Video Store
Image credits: Courtesy of the ODD Gallery and Michele P Clarke for Access Gallery
Video Store is curated and organized by Suzanne Carte and Su-Ying Lee. Toni Latour’s compilation DVD is included in this traveling exhibition and video rental and screening program. It has traveled to ODD Gallery in the Klondike Institute of Art & Culture in Dawson City, Yukon which ran from March 7 to April 12, 2013. The gallery recorded a total attendance of 267 people in the 5-week period with over 70 rentals. The Director, Evan Rensch, heard a lot of positive feedback from viewers who were genuinely intrigued and excited by the ideas provoked by the show. One particular student at the Yukon School of Visual Arts rented over 20 titles during the course of the exhibition! Rensch was pleased that the store introduced KIAC to such a large number of Canadian and International artists.
The second exhibition took place at the Access Gallery in Vancouver, BC, held July 30 -September 7, 2013. The gallery recorded a total attendance of 400 people in the 6-week period with 48 rentals. The gallery produced an amazing series of programmes. Summer Video Nights were held on each Thursday night in August to view a selection of videos from the collection, specially chosen and presented by Vancouver-based artists and curators.
The work is on its way to New Brunswick to the only artist-run centre for contemporary art in Saint John, Galerie Tiers-espace/Third Space Gallery for an exhibition opening in January 2014.
Under New Management has also been invited to present the Video Store project for the upcoming symposium The Ecology of an Art Scene through the Canadian Art Foundation International Speaker Series in collaboration with The Power Plant.

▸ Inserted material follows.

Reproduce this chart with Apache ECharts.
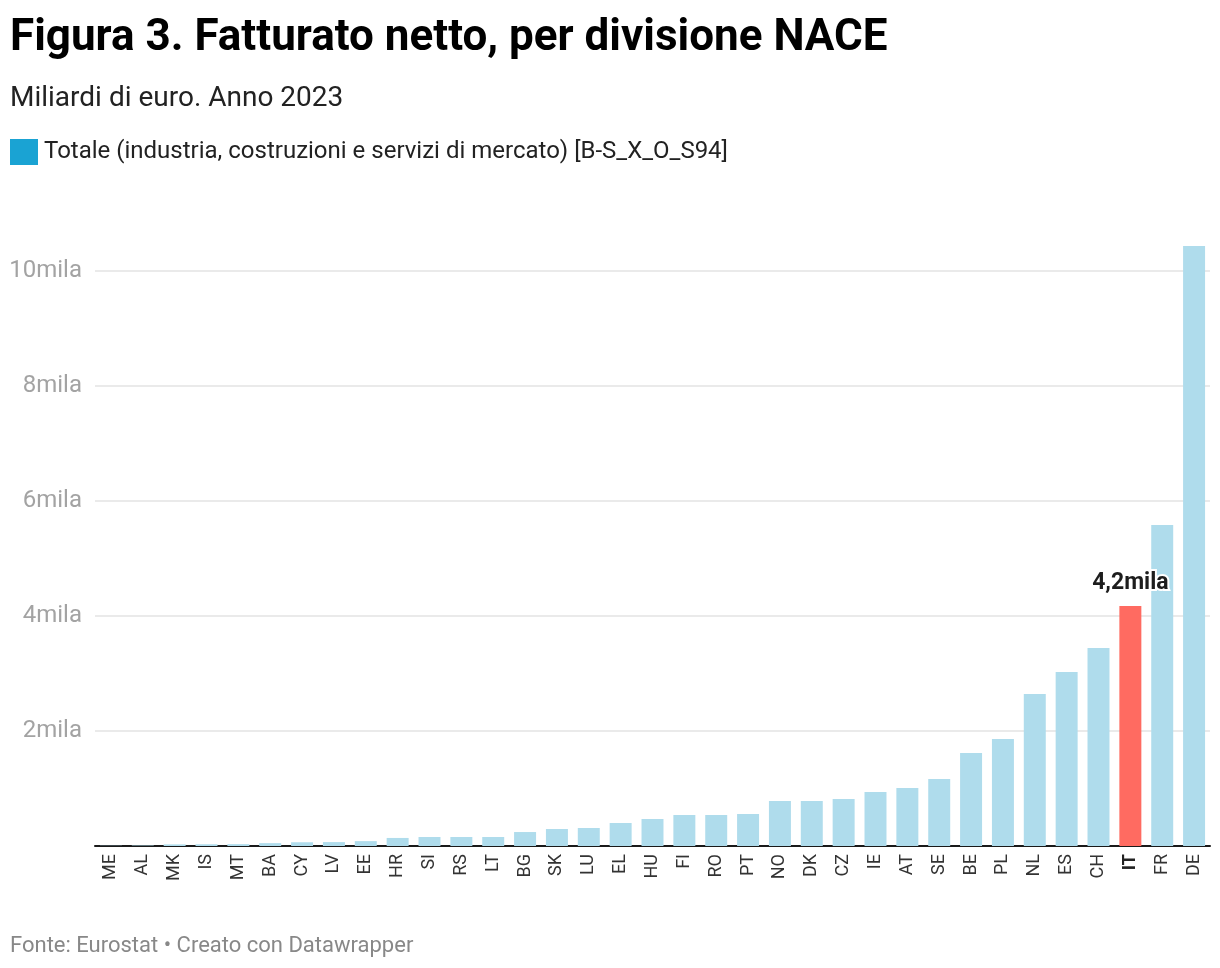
<!DOCTYPE html>
<html>
<head>
<meta charset="utf-8">
<script src="https://cdn.jsdelivr.net/npm/echarts@6/dist/echarts.min.js"></script>
<style>
html,body{margin:0;padding:0;background:#fff;}
#chart{width:1220px;height:968px;}
</style>
</head>
<body>
<div id="chart"></div>
<script>
var countries = ["ME","AL","MK","IS","MT","BA","CY","LV","EE","HR","SI","RS","LT","BG","SK","LU","EL","HU","FI","RO","PT","NO","DK","CZ","IE","AT","SE","BE","PL","NL","ES","CH","IT","FR","DE"];
var turnover = [4, 8, 28, 30, 32, 50, 65, 68, 85, 140, 157, 157, 157, 243, 296, 313, 400, 470, 539, 539, 557, 783, 783, 817, 939, 1009, 1165, 1617, 1861, 2643, 3026, 3443, 4174, 5583, 10435];
var yTicks = [0, 2000, 4000, 6000, 8000, 10000];
var highlight = "IT";
var highlightLabel = "4,2mila";
var seriesName = "Totale (industria, costruzioni e servizi di mercato) [B-S_X_O_S94]";

var FONT = "Roboto, 'Noto Sans', sans-serif";
var chart = echarts.init(document.getElementById('chart'), null, {renderer:'canvas'});

var data = turnover.map(function(v, i){
  var item = {value: v};
  if (countries[i] === highlight) {
    item.itemStyle = {color: '#ff6b61'};
    item.label = {
      show: true, position: 'top', distance: 11,
      formatter: highlightLabel,
      fontFamily: FONT, fontSize: 23, fontWeight: 'bold', color: '#1d1d1d',
      textBorderColor: '#fff', textBorderWidth: 4
    };
  }
  return item;
});

chart.setOption({
  animation: false,
  backgroundColor: '#fff',
  title: [
    {text: 'Figura 3. Fatturato netto, per divisione NACE', left: 5, top: 12,
     textStyle: {fontFamily: FONT, fontSize: 44, fontWeight: 'bold', color: '#000'}},
    {text: 'Miliardi di euro. Anno 2023', left: 5, top: 80,
     textStyle: {fontFamily: FONT, fontSize: 28, fontWeight: 'normal', color: '#222'}},
    {text: 'Fonte: Eurostat \u2022 Creato con Datawrapper', left: 5, top: 930,
     textStyle: {fontFamily: FONT, fontSize: 22, fontWeight: 'normal', color: '#888'}}
  ],
  legend: {
    left: 10, top: 139, padding: 0, itemWidth: 28, itemHeight: 26, icon: 'rect',
    selectedMode: false,
    data: [{name: seriesName, itemStyle: {color: '#1aa3d3'}}],
    textStyle: {fontFamily: FONT, fontSize: 24, color: '#222', padding: [2,0,0,1]}
  },
  grid: {left: 95, right: 10, top: 271, bottom: 122, containLabel: false},
  xAxis: {
    type: 'category', data: countries,
    axisLine: {lineStyle: {color: '#1a1a1a', width: 2}},
    axisTick: {show: false},
    axisLabel: {
      rotate: 90, fontFamily: FONT, fontSize: 18, color: '#333', margin: 8,
      formatter: function(v){ return v === highlight ? '{b|' + v + '}' : v; },
      rich: {b: {fontFamily: FONT, fontSize: 18, fontWeight: 'bold', color: '#222'}}
    }
  },
  yAxis: {
    type: 'value', min: yTicks[0], max: yTicks[yTicks.length-1], interval: 2000,
    axisLine: {show: false}, axisTick: {show: false},
    splitLine: {lineStyle: {color: '#e3e3e3', width: 1.5}},
    axisLabel: {
      fontFamily: FONT, fontSize: 24, color: '#a3a3a3', margin: 13, padding: [4,0,0,0],
      formatter: function(v){ return v === 0 ? '' : (v/1000) + 'mila'; }
    }
  },
  series: [{
    name: seriesName, type: 'bar', data: data, clip: false,
    barCategoryGap: '31%',
    itemStyle: {color: '#afdcec'},
    emphasis: {disabled: true}
  }]
});
</script>
</body>
</html>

Video Store will also be featured in The Pedagogical Impulse – an online research/creation project at the intersections between social practice, knowledge production, pedagogy, and “school”.
The Race
The Race is a video installation inspired by a passage from the 2001 anthology “Money_Value_Art”. In speaking of the labour of artists, Pierre Beaudoin says: “We mark time, tread water, run on the spot”. Springing from this quote, the installation includes three illustrative videos playing simultaneously. The first video, Running, depicts the artist running on the spot in her day-to-day clothes, while more ‘officially’ dressed runners pass her on the sea wall in Vancouver. The second video, Swimming, pictures Latour treading water at Vancouver’s Second Beach pool while swimmers lap her. Putting these activities in the context of visual art practice, the third video, Office Work, has the artist filling out grant applications, writing exhibition proposals and doing artist administrative work, while seated amongst productive office workers in an accounting firm. Overall the project speaks humorously to the trials involved in a contemporary art career.
Running
Running, 2:38, 2004
Office Work
Office Work, 3:47, 2005
Swimming
Swimming, 1:59, 2004
Suggestions
Suggestions, 2:29, 2000
Suggestions deconstructs the process of critique through tongue-in-cheek commentary that offers contradictory advice on how to produce “good” contemporary artwork. As the artist speaks, the size of the video image shrinks from 100% to 25%, suggesting a diminished sense of authority. The source material was compiled from actual suggestions the artist received over the course of many years.
Dog Eat Dog World
Dog Eat Dog World, 1:00, 2000
Dog Eat Dog World is a video installation that consists of seven television monitors arranged on the floor in a configuration that mimics communal canine behavior. The videos depict the artist barking, growling, licking and starring. Reflecting on the ever-evolving pecking orders of art worlds, this piece acts as an internal reminder to keep pace.